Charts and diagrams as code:
-----
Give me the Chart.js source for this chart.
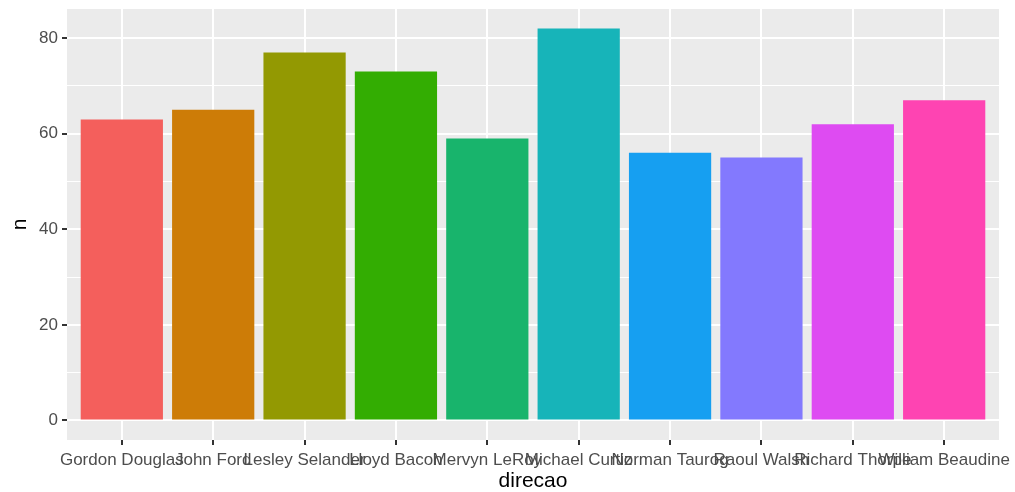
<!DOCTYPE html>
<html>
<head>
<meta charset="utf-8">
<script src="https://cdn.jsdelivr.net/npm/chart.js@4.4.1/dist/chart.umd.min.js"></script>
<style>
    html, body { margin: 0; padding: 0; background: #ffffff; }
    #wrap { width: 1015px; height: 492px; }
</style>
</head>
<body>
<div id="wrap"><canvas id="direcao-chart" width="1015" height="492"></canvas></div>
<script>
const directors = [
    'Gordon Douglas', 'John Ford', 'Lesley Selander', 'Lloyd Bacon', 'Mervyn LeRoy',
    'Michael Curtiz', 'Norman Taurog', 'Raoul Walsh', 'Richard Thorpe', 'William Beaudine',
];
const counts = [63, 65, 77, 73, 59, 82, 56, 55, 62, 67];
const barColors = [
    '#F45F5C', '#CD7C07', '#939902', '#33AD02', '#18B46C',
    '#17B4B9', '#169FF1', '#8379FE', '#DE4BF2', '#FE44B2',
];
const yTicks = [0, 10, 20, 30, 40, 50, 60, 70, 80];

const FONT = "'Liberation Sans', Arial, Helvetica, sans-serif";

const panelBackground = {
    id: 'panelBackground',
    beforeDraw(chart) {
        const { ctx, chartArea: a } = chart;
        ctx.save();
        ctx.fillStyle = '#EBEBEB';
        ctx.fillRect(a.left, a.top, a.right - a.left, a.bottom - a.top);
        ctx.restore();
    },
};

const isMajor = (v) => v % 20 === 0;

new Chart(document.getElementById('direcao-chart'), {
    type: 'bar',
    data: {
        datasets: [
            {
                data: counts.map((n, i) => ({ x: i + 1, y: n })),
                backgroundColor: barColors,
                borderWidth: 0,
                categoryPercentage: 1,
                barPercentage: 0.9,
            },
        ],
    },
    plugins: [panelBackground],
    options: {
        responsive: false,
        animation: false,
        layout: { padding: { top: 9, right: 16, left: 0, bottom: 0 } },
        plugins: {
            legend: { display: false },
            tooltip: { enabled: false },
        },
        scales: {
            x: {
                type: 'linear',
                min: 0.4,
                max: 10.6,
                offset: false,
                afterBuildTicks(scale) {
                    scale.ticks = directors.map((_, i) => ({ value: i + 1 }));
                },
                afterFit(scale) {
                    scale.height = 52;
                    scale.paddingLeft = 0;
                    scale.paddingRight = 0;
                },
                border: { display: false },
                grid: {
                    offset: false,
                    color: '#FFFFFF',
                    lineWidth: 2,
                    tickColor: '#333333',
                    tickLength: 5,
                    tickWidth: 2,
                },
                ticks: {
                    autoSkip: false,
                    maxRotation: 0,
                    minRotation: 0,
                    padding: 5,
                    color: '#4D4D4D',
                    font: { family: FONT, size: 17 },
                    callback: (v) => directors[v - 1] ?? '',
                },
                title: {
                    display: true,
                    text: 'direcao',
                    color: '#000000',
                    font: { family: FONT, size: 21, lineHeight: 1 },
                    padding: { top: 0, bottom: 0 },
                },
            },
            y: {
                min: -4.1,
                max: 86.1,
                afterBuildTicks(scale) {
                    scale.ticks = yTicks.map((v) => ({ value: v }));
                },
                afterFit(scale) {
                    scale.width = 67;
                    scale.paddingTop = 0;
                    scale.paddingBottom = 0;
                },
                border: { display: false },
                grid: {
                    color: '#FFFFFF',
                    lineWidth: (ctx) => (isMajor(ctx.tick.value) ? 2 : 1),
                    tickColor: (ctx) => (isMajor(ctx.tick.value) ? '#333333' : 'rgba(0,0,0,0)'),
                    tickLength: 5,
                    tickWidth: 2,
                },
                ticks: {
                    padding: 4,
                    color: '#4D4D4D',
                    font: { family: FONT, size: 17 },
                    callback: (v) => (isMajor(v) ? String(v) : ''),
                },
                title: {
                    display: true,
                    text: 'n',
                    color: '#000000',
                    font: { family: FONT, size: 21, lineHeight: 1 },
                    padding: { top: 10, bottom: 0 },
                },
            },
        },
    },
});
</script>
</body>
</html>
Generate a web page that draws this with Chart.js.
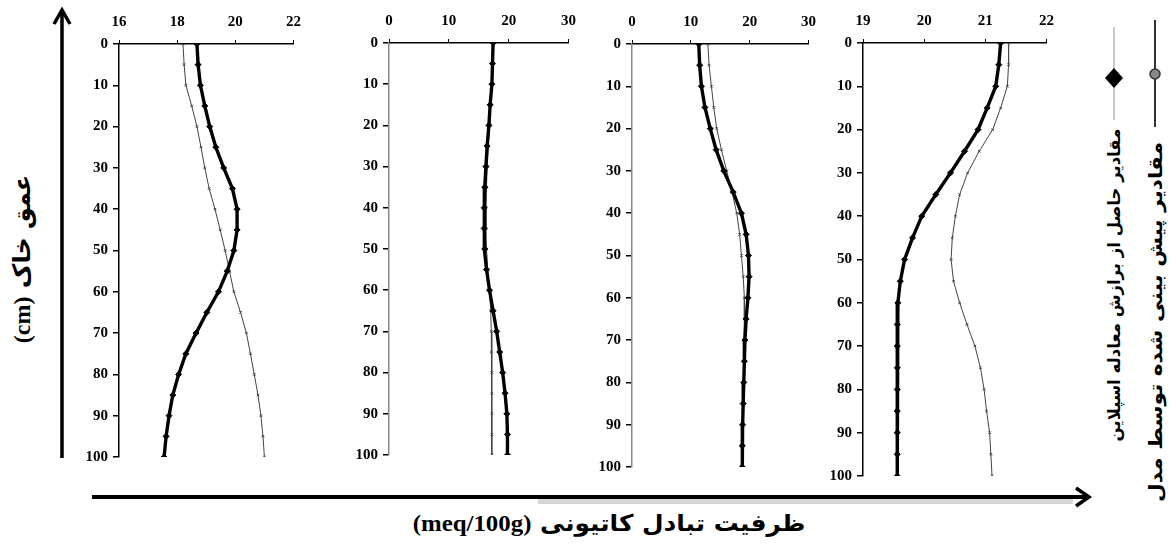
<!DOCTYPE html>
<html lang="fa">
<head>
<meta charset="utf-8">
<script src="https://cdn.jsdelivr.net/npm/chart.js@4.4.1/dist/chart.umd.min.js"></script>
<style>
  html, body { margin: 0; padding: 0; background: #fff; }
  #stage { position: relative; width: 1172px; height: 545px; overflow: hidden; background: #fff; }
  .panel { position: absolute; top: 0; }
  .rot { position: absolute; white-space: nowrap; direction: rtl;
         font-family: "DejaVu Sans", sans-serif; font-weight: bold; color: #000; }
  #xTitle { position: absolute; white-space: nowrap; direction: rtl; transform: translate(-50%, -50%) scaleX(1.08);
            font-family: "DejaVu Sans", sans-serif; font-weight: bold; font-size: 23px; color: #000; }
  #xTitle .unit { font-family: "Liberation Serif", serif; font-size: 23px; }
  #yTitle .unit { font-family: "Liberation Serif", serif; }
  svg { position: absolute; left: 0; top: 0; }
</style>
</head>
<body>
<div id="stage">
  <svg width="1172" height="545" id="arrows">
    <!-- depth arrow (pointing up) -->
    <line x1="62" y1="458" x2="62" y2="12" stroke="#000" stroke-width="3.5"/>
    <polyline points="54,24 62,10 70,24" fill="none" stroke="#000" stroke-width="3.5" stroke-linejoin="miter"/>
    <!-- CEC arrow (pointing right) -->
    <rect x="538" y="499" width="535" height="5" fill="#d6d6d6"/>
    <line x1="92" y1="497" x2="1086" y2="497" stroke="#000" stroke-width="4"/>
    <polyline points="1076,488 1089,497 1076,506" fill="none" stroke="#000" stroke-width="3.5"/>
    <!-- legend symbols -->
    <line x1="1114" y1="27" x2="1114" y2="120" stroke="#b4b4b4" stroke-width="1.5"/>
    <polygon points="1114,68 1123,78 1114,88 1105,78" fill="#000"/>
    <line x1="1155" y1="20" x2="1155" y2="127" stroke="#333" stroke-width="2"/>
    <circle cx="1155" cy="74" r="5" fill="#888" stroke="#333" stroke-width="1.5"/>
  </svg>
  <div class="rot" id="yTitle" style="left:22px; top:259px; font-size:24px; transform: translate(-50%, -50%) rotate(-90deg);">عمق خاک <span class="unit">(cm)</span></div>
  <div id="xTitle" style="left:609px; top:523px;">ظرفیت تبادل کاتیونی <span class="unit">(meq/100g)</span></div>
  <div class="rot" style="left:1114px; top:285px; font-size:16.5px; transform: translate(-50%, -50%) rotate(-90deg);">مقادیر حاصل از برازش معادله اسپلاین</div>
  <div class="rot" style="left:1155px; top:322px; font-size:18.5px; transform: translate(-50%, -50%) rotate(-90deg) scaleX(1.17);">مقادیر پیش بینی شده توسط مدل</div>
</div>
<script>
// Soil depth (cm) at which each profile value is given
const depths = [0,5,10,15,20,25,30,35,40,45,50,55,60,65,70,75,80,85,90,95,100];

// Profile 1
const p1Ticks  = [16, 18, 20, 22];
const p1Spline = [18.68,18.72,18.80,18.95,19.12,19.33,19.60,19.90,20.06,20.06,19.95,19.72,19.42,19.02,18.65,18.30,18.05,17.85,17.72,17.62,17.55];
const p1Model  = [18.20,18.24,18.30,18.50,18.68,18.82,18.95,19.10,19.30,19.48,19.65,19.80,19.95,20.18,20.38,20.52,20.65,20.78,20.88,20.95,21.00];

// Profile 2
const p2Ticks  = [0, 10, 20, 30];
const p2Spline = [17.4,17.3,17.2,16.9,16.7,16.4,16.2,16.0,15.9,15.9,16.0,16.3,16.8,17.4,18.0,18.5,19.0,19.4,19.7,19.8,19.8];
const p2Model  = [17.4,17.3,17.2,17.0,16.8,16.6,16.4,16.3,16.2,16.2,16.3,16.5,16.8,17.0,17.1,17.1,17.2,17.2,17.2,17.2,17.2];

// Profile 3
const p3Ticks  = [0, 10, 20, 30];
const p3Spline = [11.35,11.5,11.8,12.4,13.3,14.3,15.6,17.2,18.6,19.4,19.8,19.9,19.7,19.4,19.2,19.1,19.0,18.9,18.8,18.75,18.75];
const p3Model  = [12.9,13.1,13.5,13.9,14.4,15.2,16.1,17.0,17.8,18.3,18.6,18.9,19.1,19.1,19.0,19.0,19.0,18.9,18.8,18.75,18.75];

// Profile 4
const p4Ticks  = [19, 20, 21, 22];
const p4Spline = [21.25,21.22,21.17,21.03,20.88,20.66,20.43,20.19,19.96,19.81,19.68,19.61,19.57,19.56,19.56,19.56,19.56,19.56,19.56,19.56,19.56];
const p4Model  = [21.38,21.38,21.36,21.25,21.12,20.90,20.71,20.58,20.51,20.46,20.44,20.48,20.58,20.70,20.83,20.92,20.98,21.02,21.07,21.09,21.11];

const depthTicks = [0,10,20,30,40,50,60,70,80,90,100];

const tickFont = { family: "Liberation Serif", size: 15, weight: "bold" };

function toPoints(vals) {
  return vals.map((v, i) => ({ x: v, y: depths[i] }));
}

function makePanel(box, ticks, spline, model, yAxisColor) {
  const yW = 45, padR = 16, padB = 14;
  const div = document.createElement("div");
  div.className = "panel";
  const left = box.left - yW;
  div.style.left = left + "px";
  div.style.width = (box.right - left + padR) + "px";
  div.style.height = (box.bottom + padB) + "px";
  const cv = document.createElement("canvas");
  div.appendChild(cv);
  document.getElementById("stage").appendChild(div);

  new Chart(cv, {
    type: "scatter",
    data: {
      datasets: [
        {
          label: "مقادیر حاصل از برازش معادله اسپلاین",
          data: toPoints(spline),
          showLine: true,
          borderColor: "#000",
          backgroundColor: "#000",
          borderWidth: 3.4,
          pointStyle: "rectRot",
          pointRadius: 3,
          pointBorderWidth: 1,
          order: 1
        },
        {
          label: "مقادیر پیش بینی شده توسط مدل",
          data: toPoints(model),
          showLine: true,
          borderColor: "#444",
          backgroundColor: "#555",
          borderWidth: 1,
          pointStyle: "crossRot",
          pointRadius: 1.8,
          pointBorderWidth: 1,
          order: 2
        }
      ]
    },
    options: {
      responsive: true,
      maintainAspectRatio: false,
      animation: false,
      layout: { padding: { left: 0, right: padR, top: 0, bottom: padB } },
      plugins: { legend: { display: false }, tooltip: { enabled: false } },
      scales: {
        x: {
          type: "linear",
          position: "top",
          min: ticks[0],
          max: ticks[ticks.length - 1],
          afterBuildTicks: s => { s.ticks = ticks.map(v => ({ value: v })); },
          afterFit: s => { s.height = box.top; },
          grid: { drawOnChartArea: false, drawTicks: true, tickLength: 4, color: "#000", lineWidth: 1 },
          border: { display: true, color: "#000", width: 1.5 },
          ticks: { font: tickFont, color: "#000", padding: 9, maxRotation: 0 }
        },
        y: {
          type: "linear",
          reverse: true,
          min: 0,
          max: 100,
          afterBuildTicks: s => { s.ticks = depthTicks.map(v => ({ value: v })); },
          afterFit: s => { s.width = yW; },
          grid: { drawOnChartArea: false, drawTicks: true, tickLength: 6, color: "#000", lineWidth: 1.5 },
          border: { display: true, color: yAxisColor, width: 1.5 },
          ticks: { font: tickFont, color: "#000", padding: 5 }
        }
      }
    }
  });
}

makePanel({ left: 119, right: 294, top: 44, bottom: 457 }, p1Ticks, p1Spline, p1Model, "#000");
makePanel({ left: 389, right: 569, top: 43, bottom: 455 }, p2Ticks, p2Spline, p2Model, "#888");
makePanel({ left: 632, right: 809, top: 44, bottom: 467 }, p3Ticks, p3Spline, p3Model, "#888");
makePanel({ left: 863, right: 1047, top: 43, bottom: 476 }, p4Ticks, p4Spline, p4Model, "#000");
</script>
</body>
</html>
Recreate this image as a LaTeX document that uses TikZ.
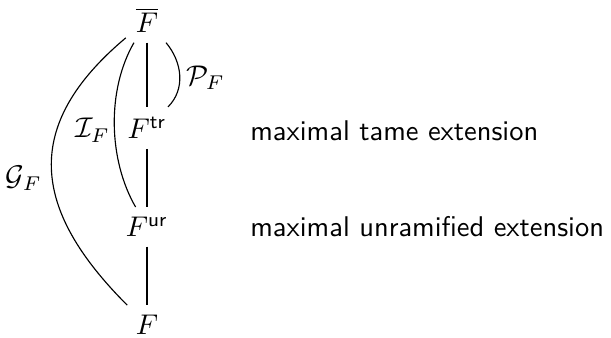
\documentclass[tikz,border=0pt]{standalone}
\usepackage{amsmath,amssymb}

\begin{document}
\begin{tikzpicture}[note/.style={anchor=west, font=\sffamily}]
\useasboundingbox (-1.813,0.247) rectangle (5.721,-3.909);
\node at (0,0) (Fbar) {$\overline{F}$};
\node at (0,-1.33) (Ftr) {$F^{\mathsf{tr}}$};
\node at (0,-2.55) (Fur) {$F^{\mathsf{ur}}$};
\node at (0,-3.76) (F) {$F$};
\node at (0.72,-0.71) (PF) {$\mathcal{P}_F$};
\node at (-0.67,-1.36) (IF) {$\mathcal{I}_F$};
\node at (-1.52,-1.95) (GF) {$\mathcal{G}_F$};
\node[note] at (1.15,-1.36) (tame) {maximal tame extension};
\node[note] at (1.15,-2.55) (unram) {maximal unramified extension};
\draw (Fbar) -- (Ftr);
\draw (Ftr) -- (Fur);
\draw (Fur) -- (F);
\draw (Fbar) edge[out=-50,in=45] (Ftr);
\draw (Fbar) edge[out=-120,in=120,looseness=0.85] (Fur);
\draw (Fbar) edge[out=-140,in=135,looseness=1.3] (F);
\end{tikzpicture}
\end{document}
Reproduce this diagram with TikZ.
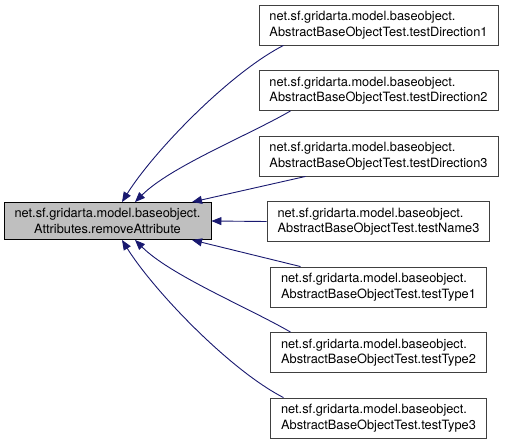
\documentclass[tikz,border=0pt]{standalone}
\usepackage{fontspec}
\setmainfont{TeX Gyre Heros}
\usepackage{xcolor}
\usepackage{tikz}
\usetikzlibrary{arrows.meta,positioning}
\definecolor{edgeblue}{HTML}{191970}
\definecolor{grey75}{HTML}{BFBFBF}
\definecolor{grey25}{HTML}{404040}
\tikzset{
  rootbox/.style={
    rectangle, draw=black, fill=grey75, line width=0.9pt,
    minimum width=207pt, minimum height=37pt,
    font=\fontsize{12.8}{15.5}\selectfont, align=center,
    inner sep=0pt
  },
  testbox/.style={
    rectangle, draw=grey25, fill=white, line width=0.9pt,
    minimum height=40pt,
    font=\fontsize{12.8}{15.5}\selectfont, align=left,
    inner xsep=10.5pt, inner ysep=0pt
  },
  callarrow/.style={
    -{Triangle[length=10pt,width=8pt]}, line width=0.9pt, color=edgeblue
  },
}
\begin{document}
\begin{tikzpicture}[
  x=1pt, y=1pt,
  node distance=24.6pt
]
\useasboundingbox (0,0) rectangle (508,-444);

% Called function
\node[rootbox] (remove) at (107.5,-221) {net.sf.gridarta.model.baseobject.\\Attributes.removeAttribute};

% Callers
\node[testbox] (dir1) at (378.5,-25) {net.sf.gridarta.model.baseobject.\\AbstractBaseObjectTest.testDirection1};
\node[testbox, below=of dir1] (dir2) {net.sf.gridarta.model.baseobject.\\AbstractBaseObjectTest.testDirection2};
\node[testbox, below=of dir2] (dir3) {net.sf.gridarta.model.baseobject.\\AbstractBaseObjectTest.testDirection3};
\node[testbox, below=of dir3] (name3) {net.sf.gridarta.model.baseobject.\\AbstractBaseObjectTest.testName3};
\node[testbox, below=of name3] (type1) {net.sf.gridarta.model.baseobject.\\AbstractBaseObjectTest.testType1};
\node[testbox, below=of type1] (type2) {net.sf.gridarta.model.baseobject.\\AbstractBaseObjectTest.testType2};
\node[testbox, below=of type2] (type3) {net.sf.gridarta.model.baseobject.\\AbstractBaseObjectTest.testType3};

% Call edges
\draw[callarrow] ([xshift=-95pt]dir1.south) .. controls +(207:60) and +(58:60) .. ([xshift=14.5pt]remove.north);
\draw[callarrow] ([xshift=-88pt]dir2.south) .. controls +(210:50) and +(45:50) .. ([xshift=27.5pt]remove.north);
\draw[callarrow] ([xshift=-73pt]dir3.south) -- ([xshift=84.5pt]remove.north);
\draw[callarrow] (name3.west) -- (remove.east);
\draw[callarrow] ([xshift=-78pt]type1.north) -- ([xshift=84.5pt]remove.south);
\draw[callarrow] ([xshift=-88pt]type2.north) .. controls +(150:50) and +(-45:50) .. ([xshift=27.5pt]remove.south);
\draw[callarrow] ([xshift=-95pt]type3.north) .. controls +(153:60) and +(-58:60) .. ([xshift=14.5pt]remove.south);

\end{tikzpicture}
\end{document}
-----
Exercise task: Retype the lines above exactly as they appear, from the line containing "Reproduce this diagram with TikZ." through the line containing "(remove) at (107.5,-221)", and leave out any pictures.

Response:
Reproduce this diagram with TikZ.
\documentclass[tikz,border=0pt]{standalone}
\usepackage{fontspec}
\setmainfont{TeX Gyre Heros}
\usepackage{xcolor}
\usepackage{tikz}
\usetikzlibrary{arrows.meta,positioning}
\definecolor{edgeblue}{HTML}{191970}
\definecolor{grey75}{HTML}{BFBFBF}
\definecolor{grey25}{HTML}{404040}
\tikzset{
  rootbox/.style={
    rectangle, draw=black, fill=grey75, line width=0.9pt,
    minimum width=207pt, minimum height=37pt,
    font=\fontsize{12.8}{15.5}\selectfont, align=center,
    inner sep=0pt
  },
  testbox/.style={
    rectangle, draw=grey25, fill=white, line width=0.9pt,
    minimum height=40pt,
    font=\fontsize{12.8}{15.5}\selectfont, align=left,
    inner xsep=10.5pt, inner ysep=0pt
  },
  callarrow/.style={
    -{Triangle[length=10pt,width=8pt]}, line width=0.9pt, color=edgeblue
  },
}
\begin{document}
\begin{tikzpicture}[
  x=1pt, y=1pt,
  node distance=24.6pt
]
\useasboundingbox (0,0) rectangle (508,-444);

% Called function
\node[rootbox] (remove) at (107.5,-221) {net.sf.gridarta.model.baseobject.\\Attributes.removeAttribute};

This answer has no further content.